À cette fin, il importe également de dégager les pratiques les plus propices à une coopération optimale.

Au cours de sa dernière réunion, en Slovénie, la COSAC a décidé de lancer une réflexion sur ce point. Elle a, à cet effet, chargé la présidence française de mettre en place un groupe de travail dont le rapport servira de base à une discussion lors de la réunion de la COSAC à Paris en novembre 2008.

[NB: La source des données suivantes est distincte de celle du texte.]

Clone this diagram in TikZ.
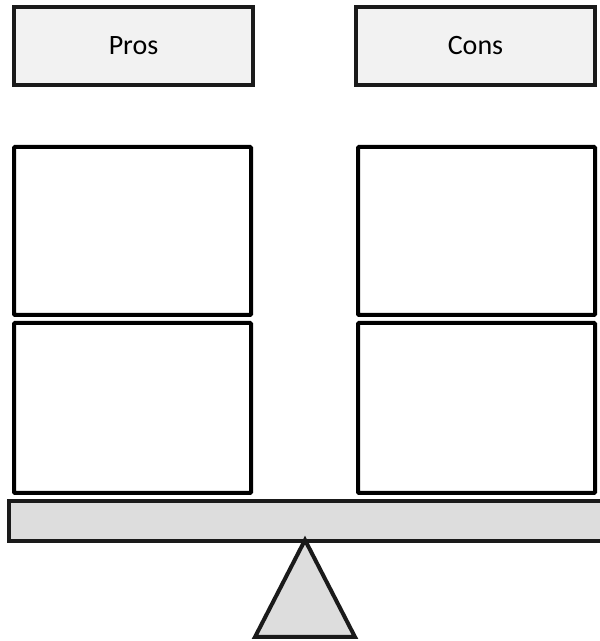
\documentclass[tikz,border=0pt]{standalone}
\usepackage{fontspec}
\setmainfont{Carlito}
\usetikzlibrary{positioning}

\definecolor{headfill}{HTML}{F2F2F2}
\definecolor{beamfill}{HTML}{DDDDDD}
\definecolor{edgegray}{HTML}{1A1A1A}

\begin{document}
\begin{tikzpicture}[
			x=1pt, y=1pt,
			% Define styles for nodes
			header/.style={draw=edgegray, fill=headfill, line width=4pt, minimum width=239pt, minimum height=78pt, font=\fontsize{28}{34}\selectfont},
			weight/.style={draw=black, fill=white, line width=4pt, rounded corners=1pt, minimum width=237pt, minimum height=168pt},
			beam/.style={draw=edgegray, fill=beamfill, line width=4pt, minimum width=600pt, minimum height=40pt},
			node distance=4pt
		]

		\useasboundingbox (0,0) rectangle (600,641);
		\clip (0,0) rectangle (600,641);

		% Headers
		\node[header] (pros) at (133.5,595) {Pros};
		\node[header, right=99pt of pros] (cons) {Cons};

		% Left pan
		\node[weight, below=58pt of pros.south west, anchor=north west] (prosA) {};
		\node[weight, below=of prosA, minimum height=170pt] (prosB) {};

		% Right pan
		\node[weight, right=103pt of prosA] (consA) {};
		\node[weight, below=of consA, minimum height=170pt] (consB) {};

		% Seesaw
		\node[beam, anchor=north west] (board) at (7,142) {};
		\coordinate (tip) at (305,101);
		\draw[draw=edgegray, fill=beamfill, line width=4pt, line join=miter]
			(tip) -- (355,4) -- (255,4) -- cycle;
	\end{tikzpicture}
\end{document}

Extrait des conclusions adoptées par la XXXIXe COSAC
Brdo pri Kranju - 7-8 mai 2008

« La COSAC invite la Présidence française qui vient à répertorier les idées des parlements nationaux pour améliorer leur coopération en vue de la mise en oeuvre du Protocole 2 sur les principes de subsidiarité et de proportionnalité. La COSAC invite la Présidence française à convier un groupe de travail composé des représentants des parlements nationaux auprès de l'UE, dont les discussions donneront lieu à un rapport qui établira les meilleures modalités d'application des nouvelles dispositions par les parlements nationaux et les conditions nécessaires à un arrangement collectif, tout en respectant le droit de chaque parlement national à définir ses propres méthodes de travail. Le rapport sera rédigé par le Secrétariat de la COSAC et servira de base à une discussion pendant la XLe réunion de la COSAC sous Présidence française ».